» **Your objective**:
Reproduce each line exactly. Skip none.

» **Dataset excerpt**:
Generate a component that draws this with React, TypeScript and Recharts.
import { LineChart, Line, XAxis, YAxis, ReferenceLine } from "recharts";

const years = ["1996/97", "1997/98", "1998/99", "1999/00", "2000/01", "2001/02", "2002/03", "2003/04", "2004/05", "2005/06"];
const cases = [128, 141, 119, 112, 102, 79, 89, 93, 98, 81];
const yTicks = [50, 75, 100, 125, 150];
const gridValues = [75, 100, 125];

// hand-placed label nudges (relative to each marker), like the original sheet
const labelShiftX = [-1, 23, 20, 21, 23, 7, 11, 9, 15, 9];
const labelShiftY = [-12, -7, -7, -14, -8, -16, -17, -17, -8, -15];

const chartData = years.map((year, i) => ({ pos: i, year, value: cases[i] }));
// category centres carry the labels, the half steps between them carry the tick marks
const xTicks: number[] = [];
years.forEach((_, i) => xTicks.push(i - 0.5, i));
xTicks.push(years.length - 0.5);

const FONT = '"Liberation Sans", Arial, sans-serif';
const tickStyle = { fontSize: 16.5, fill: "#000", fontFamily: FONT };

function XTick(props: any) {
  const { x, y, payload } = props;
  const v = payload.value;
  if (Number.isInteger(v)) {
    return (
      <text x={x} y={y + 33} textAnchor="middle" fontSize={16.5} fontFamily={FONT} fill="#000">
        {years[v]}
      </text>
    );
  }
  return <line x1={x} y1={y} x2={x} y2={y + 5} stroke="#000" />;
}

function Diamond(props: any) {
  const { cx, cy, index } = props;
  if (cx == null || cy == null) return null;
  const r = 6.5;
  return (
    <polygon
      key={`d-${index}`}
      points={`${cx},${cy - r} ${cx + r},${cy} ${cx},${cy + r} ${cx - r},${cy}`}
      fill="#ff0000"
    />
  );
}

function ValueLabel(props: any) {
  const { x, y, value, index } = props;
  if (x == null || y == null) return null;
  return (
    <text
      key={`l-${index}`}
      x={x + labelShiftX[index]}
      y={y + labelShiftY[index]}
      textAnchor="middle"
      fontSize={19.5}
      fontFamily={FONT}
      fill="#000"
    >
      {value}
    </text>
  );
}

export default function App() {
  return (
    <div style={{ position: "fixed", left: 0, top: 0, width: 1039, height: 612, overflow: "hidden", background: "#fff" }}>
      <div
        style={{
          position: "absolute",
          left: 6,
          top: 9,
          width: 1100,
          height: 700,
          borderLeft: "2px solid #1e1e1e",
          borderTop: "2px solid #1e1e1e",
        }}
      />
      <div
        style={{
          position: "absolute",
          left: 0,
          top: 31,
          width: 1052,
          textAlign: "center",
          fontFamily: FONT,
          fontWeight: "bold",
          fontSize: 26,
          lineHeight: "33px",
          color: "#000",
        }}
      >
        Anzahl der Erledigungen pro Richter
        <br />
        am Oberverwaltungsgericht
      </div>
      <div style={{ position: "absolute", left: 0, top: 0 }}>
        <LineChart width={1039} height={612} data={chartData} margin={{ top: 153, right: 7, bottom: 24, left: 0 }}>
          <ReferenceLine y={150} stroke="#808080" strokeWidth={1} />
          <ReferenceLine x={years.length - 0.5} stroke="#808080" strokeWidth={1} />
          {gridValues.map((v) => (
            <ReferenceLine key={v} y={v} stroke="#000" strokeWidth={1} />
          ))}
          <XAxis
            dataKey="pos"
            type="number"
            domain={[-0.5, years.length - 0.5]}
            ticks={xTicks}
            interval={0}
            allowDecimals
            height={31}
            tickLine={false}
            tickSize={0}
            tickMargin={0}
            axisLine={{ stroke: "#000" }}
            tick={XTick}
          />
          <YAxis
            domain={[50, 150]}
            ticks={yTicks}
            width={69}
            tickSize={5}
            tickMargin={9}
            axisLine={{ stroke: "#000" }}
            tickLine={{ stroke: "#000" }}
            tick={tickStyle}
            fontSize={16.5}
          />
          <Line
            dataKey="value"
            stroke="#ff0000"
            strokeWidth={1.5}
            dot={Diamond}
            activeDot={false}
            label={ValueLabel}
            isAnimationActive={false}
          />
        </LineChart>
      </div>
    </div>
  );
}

» **Reply to the exercise**:
Generate a component that draws this with React, TypeScript and Recharts.
import { LineChart, Line, XAxis, YAxis, ReferenceLine } from "recharts";

const years = ["1996/97", "1997/98", "1998/99", "1999/00", "2000/01", "2001/02", "2002/03", "2003/04", "2004/05", "2005/06"];
const cases = [128, 141, 119, 112, 102, 79, 89, 93, 98, 81];
const yTicks = [50, 75, 100, 125, 150];
const gridValues = [75, 100, 125];

// hand-placed label nudges (relative to each marker), like the original sheet
const labelShiftX = [-1, 23, 20, 21, 23, 7, 11, 9, 15, 9];
const labelShiftY = [-12, -7, -7, -14, -8, -16, -17, -17, -8, -15];

const chartData = years.map((year, i) => ({ pos: i, year, value: cases[i] }));
// category centres carry the labels, the half steps between them carry the tick marks
const xTicks: number[] = [];
years.forEach((_, i) => xTicks.push(i - 0.5, i));
xTicks.push(years.length - 0.5);

const FONT = '"Liberation Sans", Arial, sans-serif';
const tickStyle = { fontSize: 16.5, fill: "#000", fontFamily: FONT };

function XTick(props: any) {
  const { x, y, payload } = props;
  const v = payload.value;
  if (Number.isInteger(v)) {
    return (
      <text x={x} y={y + 33} textAnchor="middle" fontSize={16.5} fontFamily={FONT} fill="#000">
        {years[v]}
      </text>
    );
  }
  return <line x1={x} y1={y} x2={x} y2={y + 5} stroke="#000" />;
}

function Diamond(props: any) {
  const { cx, cy, index } = props;
  if (cx == null || cy == null) return null;
  const r = 6.5;
  return (
    <polygon
      key={`d-${index}`}
      points={`${cx},${cy - r} ${cx + r},${cy} ${cx},${cy + r} ${cx - r},${cy}`}
      fill="#ff0000"
    />
  );
}

function ValueLabel(props: any) {
  const { x, y, value, index } = props;
  if (x == null || y == null) return null;
  return (
    <text
      key={`l-${index}`}
      x={x + labelShiftX[index]}
      y={y + labelShiftY[index]}
      textAnchor="middle"
      fontSize={19.5}
      fontFamily={FONT}
      fill="#000"
    >
      {value}
    </text>
  );
}

export default function App() {
  return (
    <div style={{ position: "fixed", left: 0, top: 0, width: 1039, height: 612, overflow: "hidden", background: "#fff" }}>
      <div
        style={{
          position: "absolute",
          left: 6,
          top: 9,
          width: 1100,
          height: 700,
          borderLeft: "2px solid #1e1e1e",
          borderTop: "2px solid #1e1e1e",
        }}
      />
      <div
        style={{
          position: "absolute",
          left: 0,
          top: 31,
          width: 1052,
          textAlign: "center",
          fontFamily: FONT,
          fontWeight: "bold",
          fontSize: 26,
          lineHeight: "33px",
          color: "#000",
        }}
      >
        Anzahl der Erledigungen pro Richter
        <br />
        am Oberverwaltungsgericht
      </div>
      <div style={{ position: "absolute", left: 0, top: 0 }}>
        <LineChart width={1039} height={612} data={chartData} margin={{ top: 153, right: 7, bottom: 24, left: 0 }}>
          <ReferenceLine y={150} stroke="#808080" strokeWidth={1} />
          <ReferenceLine x={years.length - 0.5} stroke="#808080" strokeWidth={1} />
          {gridValues.map((v) => (
            <ReferenceLine key={v} y={v} stroke="#000" strokeWidth={1} />
          ))}
          <XAxis
            dataKey="pos"
            type="number"
            domain={[-0.5, years.length - 0.5]}
            ticks={xTicks}
            interval={0}
            allowDecimals
            height={31}
            tickLine={false}
            tickSize={0}
            tickMargin={0}
            axisLine={{ stroke: "#000" }}
            tick={XTick}
          />
          <YAxis
            domain={[50, 150]}
            ticks={yTicks}
            width={69}
            tickSize={5}
            tickMargin={9}
            axisLine={{ stroke: "#000" }}
            tickLine={{ stroke: "#000" }}
            tick={tickStyle}
            fontSize={16.5}
          />
          <Line
            dataKey="value"
            stroke="#ff0000"
            strokeWidth={1.5}
            dot={Diamond}
            activeDot={false}
            label={ValueLabel}
            isAnimationActive={false}
          />
        </LineChart>
      </div>
    </div>
  );
}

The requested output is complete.